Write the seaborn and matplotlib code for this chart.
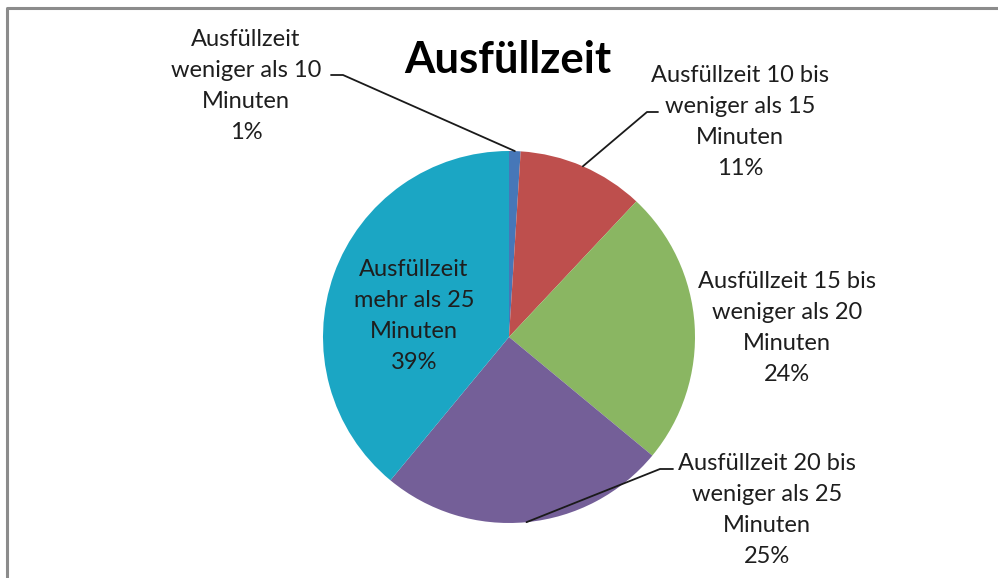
import numpy as np
import matplotlib
matplotlib.use("Agg")
import matplotlib.pyplot as plt
import seaborn as sns

categories = [
    "Ausfüllzeit\nweniger als 10\nMinuten",
    "Ausfüllzeit 10 bis\nweniger als 15\nMinuten",
    "Ausfüllzeit 15 bis\nweniger als 20\nMinuten",
    "Ausfüllzeit 20 bis\nweniger als 25\nMinuten",
    "Ausfüllzeit\nmehr als 25\nMinuten",
]
percent = [1, 11, 24, 25, 39]
colors = ["#4677B8", "#BE4F4D", "#8AB662", "#745F98", "#1BA6C4"]
title = "Ausfüllzeit"

sns.set_theme(style="white")
plt.rcParams["font.family"] = ["Lato", "DejaVu Sans"]

W, H = 998, 578
fig = plt.figure(figsize=(W / 100, H / 100), dpi=100)
ax = fig.add_axes([0, 0, 1, 1])
ax.set_xlim(0, W)
ax.set_ylim(0, H)
ax.set_aspect("equal")
ax.axis("off")

cx, cy, R = 509, H - 337, 186
wedges, _ = ax.pie(percent, colors=colors, startangle=90, counterclock=False,
                   center=(cx, cy), radius=R, frame=True,
                   wedgeprops=dict(linewidth=0))
ax.set_xlim(0, W)
ax.set_ylim(0, H)
ax.axis("off")

# frame
ax.plot([7, 7, W + 5], [-5, H - 8, H - 8], color="#8C8C8C", lw=2.2, clip_on=False)

ax.text(508, H - 60, title, ha="center", va="center", fontsize=31.5,
        fontweight="bold", color="#000000")

fs = 17
ls = 1.58
label_pos = [(246, 86), (740, 122), (787, 328), (767, 510), (414, 316)]
for i, (lab, p) in enumerate(zip(categories, percent)):
    x, y = label_pos[i]
    ax.text(x, H - y, f"{lab}\n{p}%", ha="center", va="center", fontsize=fs,
            color="#1e1e1e", linespacing=ls)

# leader lines from wedge mid-points
def mid_point(k):
    w = wedges[k]
    a = np.deg2rad((w.theta1 + w.theta2) / 2)
    return cx + R * np.cos(a), cy + R * np.sin(a)

leaders = {0: [(343, 75), (331, 75)], 1: [(647, 112), (658, 112)],
           3: [(660, 469), (673, 469)]}
for k, pts in leaders.items():
    x0, y0 = mid_point(k)
    xs = [x0] + [p[0] for p in pts]
    ys = [y0] + [H - p[1] for p in pts]
    ax.plot(xs, ys, color="#1a1a1a", lw=1.3)

fig.savefig("out.png", dpi=100, facecolor="white")
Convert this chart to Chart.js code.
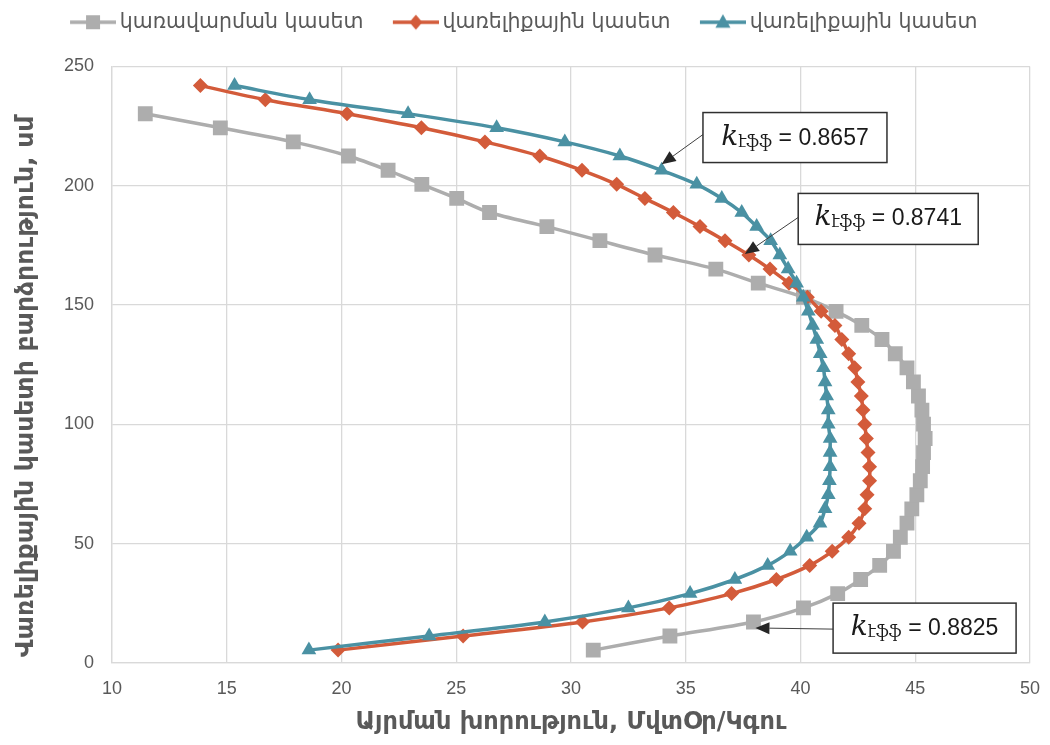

### WORK TO BE COMPLETED
From the entries above, output every line exactly and omit any image.

### EXPECTED ANSWER
Write the seaborn and matplotlib code for this chart.
import numpy as np
import matplotlib
matplotlib.use("Agg")
import matplotlib.pyplot as plt
import seaborn as sns

categories = [
    "Ausfüllzeit\nweniger als 10\nMinuten",
    "Ausfüllzeit 10 bis\nweniger als 15\nMinuten",
    "Ausfüllzeit 15 bis\nweniger als 20\nMinuten",
    "Ausfüllzeit 20 bis\nweniger als 25\nMinuten",
    "Ausfüllzeit\nmehr als 25\nMinuten",
]
percent = [1, 11, 24, 25, 39]
colors = ["#4677B8", "#BE4F4D", "#8AB662", "#745F98", "#1BA6C4"]
title = "Ausfüllzeit"

sns.set_theme(style="white")
plt.rcParams["font.family"] = ["Lato", "DejaVu Sans"]

W, H = 998, 578
fig = plt.figure(figsize=(W / 100, H / 100), dpi=100)
ax = fig.add_axes([0, 0, 1, 1])
ax.set_xlim(0, W)
ax.set_ylim(0, H)
ax.set_aspect("equal")
ax.axis("off")

cx, cy, R = 509, H - 337, 186
wedges, _ = ax.pie(percent, colors=colors, startangle=90, counterclock=False,
                   center=(cx, cy), radius=R, frame=True,
                   wedgeprops=dict(linewidth=0))
ax.set_xlim(0, W)
ax.set_ylim(0, H)
ax.axis("off")

# frame
ax.plot([7, 7, W + 5], [-5, H - 8, H - 8], color="#8C8C8C", lw=2.2, clip_on=False)

ax.text(508, H - 60, title, ha="center", va="center", fontsize=31.5,
        fontweight="bold", color="#000000")

fs = 17
ls = 1.58
label_pos = [(246, 86), (740, 122), (787, 328), (767, 510), (414, 316)]
for i, (lab, p) in enumerate(zip(categories, percent)):
    x, y = label_pos[i]
    ax.text(x, H - y, f"{lab}\n{p}%", ha="center", va="center", fontsize=fs,
            color="#1e1e1e", linespacing=ls)

# leader lines from wedge mid-points
def mid_point(k):
    w = wedges[k]
    a = np.deg2rad((w.theta1 + w.theta2) / 2)
    return cx + R * np.cos(a), cy + R * np.sin(a)

leaders = {0: [(343, 75), (331, 75)], 1: [(647, 112), (658, 112)],
           3: [(660, 469), (673, 469)]}
for k, pts in leaders.items():
    x0, y0 = mid_point(k)
    xs = [x0] + [p[0] for p in pts]
    ys = [y0] + [H - p[1] for p in pts]
    ax.plot(xs, ys, color="#1a1a1a", lw=1.3)

fig.savefig("out.png", dpi=100, facecolor="white")
Convert this chart to Chart.js code.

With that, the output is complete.